[START OF Data supplied]
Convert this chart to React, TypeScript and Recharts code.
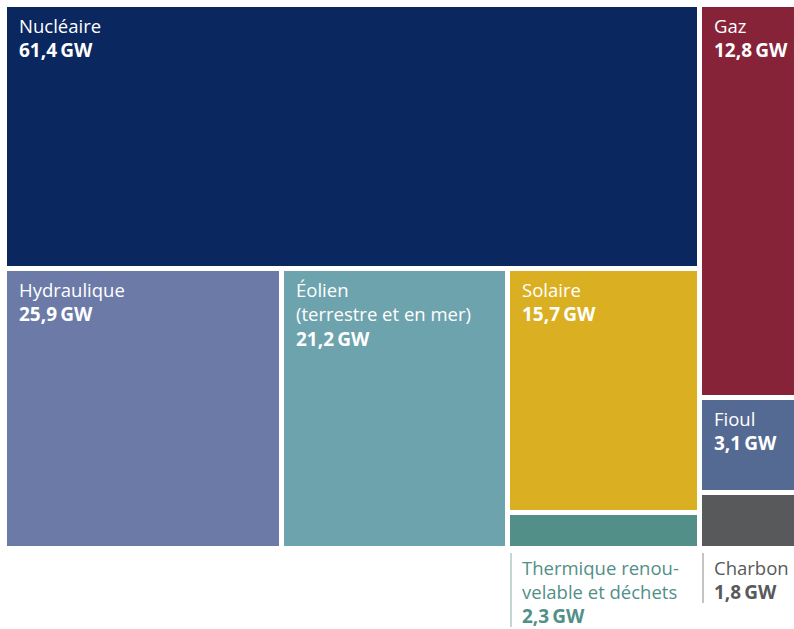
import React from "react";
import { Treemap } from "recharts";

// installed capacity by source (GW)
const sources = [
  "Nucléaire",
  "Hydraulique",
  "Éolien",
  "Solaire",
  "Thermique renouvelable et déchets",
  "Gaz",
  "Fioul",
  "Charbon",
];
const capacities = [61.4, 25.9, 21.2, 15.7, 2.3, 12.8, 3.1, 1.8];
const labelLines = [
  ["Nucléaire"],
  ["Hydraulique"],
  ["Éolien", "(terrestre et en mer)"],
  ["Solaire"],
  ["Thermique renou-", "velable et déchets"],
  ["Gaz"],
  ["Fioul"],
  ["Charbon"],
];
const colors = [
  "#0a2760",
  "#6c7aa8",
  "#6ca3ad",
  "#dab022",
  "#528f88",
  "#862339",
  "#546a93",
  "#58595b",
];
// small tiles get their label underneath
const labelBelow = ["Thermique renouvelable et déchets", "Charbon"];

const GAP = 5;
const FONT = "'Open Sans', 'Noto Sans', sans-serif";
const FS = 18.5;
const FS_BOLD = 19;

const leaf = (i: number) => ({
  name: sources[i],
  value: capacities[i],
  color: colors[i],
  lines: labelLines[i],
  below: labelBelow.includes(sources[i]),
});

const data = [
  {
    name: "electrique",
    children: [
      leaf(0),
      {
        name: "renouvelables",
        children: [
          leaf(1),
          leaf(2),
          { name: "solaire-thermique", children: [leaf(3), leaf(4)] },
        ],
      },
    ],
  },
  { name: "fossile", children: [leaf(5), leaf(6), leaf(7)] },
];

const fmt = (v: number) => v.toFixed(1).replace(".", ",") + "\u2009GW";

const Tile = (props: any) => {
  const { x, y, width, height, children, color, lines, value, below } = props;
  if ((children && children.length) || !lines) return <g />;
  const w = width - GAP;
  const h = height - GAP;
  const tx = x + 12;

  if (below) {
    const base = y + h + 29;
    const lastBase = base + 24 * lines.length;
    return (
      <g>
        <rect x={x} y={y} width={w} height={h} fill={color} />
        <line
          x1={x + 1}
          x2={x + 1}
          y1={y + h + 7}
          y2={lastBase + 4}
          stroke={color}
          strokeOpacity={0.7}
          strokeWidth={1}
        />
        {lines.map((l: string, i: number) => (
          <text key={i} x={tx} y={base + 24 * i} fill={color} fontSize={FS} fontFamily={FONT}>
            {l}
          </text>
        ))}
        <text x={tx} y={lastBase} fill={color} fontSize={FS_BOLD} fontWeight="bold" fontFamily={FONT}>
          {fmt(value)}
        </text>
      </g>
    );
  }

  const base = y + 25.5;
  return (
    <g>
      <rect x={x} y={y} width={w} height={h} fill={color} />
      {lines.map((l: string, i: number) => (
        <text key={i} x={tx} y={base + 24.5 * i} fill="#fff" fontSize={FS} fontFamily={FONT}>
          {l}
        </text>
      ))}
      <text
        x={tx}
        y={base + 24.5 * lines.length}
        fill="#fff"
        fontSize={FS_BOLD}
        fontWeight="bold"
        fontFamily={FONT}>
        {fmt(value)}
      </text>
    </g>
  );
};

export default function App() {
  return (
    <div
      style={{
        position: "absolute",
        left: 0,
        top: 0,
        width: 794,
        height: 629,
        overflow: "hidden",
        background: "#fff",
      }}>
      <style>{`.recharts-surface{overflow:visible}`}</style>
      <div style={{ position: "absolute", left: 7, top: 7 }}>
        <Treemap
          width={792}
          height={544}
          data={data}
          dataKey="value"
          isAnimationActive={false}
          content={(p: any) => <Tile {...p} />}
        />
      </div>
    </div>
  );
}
[END OF Data supplied]
[START OF Data supplied]
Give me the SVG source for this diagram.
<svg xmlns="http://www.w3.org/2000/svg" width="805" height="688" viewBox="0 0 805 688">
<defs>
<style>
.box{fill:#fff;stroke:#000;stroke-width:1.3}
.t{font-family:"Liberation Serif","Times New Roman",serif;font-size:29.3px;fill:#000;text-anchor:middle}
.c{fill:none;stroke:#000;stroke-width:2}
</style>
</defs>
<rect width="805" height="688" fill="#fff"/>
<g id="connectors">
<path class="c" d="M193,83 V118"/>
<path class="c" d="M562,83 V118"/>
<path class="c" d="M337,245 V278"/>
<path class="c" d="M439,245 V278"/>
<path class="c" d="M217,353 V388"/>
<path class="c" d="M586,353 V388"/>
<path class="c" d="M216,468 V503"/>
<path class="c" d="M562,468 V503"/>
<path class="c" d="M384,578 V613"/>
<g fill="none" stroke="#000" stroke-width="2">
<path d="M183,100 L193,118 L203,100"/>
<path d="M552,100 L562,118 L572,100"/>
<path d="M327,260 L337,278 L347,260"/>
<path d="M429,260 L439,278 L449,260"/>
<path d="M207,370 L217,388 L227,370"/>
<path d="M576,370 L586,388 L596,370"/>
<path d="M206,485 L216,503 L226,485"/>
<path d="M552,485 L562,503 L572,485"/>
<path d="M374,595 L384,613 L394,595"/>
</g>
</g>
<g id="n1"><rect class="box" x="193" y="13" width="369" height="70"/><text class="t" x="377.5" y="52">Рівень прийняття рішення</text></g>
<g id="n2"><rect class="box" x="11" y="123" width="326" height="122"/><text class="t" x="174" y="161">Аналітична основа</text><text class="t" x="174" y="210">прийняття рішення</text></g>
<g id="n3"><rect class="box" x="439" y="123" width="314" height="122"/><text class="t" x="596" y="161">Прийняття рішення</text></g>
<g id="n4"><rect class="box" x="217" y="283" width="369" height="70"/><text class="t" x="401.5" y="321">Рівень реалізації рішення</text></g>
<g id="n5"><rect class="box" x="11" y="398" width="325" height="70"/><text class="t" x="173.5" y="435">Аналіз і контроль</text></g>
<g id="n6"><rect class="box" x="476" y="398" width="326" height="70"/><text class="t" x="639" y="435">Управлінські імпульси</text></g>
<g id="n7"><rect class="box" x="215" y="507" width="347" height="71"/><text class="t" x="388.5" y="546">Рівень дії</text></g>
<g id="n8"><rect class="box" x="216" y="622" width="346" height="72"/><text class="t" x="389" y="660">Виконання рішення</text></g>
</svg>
[END OF Data supplied]
▶ **Short exercise**
Copy each line of the data above that holds "React".

▶ **Worked solution**
Convert this chart to React, TypeScript and Recharts code.
import React from "react";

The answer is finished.